雪渓さえなければ薪も豊富。10分ほどの整地をして、快適なビバークポイントとなる。
テン場探しには絶望的な様相が続く・・・
右岸が開けた所(595m)で行動終了(カーソルあてて)
結構燃やしたなぁー


二日目
帰りの事を考慮し早出する。この先も変わず両岸切り立った様相だが、大滝が出てこないので助かる。。釜の深さも腰までで、この先泳ぎが入ることは
無い。小滝を超えた先、2段6mは水流通しで直登。ここで両岸の切り立った様相は終わりを告げる。
切り立った様相が続きます
直登は簡単です
2段6m滝を超えると様相が穏やかに(カーソルあてて)

少し進むと685mに位置する(2:1)二俣。この周辺も平らな草地が広がり、整地すれば幕営可能となりそうだ。この二俣を水量の多い右に入る。この先は
インゼルを交えた平凡な様相が続いていく。この先も右岸に整地すれば二人くらいまでなら幕営可能な場所を見つけた。。。 この後、800mで出合う左岸
枝沢を見てさらに進むと、5mナメから始まる僅かながらの連瀑帯。最後の5mナメCSのみ上がれず左岸を小さく巻いた。
685m(2:1)二俣
連瀑帯最初の5mナメ(カーソルあてて)
5mナメCSで頑張るひらっぺさん

少し、平凡な区間をすぎて、CSの小滝が現れ左岸を巻いたが、灌木が皆無で、草を掴みながらの悪い巻きになる。ここから先は藪が沢を覆ってくるように
なり、詰めていくと1215m位で急に沢形が無くなる。灌木交じりの藪から細いルンゼに入り、15分程度で幅広い稜線に出て終了・・・。
巻が嫌らしいCS小滝
草が覆うようになります
最後の詰め(カーソルあてて)

ここから二王子岳まではまだ距離がある。すでに廃道と聞いている道を探す。割と廃道には笹が茂っているので、笹が道のように続いているところを
探すと、ありました!ありました!道は完全消失してますが、笹を分けながら進むと足元には道が残っているので、これを利用した方が断然早い!10回くらい
「どこだ?どこだ?」となったが、8割方、廃道を利用。ただ最後二王子岳直下で完全に解らなくなり、まぁ最後ということで、強引に山頂目指してまっすぐ
進み、稜線に出てから1時間10分で二王子岳山頂に到着。 時間はまだ10時で、予想より大幅に早く到着することが出来た。

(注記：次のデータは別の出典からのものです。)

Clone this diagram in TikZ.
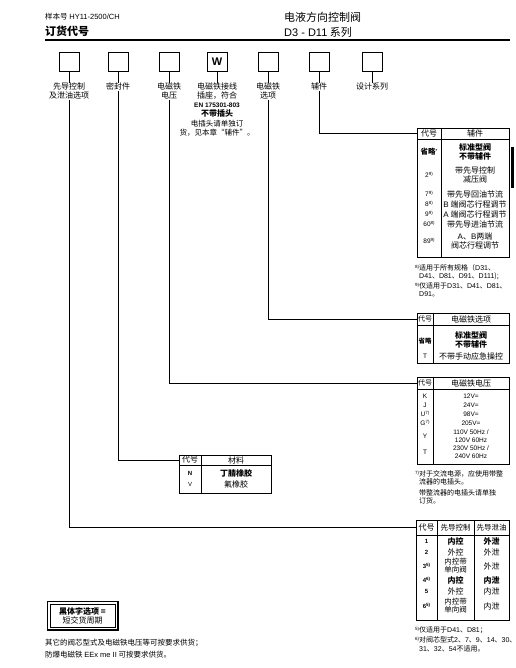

一息入れて下山開始。山頂付近にある避難小屋は10人ほど泊まれる利用可能な小屋になっている。2時間かからず下山出来てデポした車に到着。。。
笹が続くところが登山道跡(カーソルあてて)
ここからが解りにくい
二王子岳山頂と避難小屋内部(カーソルあてて)

P.S:胎内川本流ゴルジュを通過したので、割と充実した遡行になりました。将来的にはアゲマイノカッチ経由でしか入渓できませんが、その場合は
   遅い時間出発しても、十分1泊2日で抜けられます。今回、ザイルは単なる”重り”でしかありませんでしたが、30mあれば十分だと思います。
   幕営地は530m付近に求めた方が良いでしょう。夏は暑すぎる様なので、秋がお勧めです。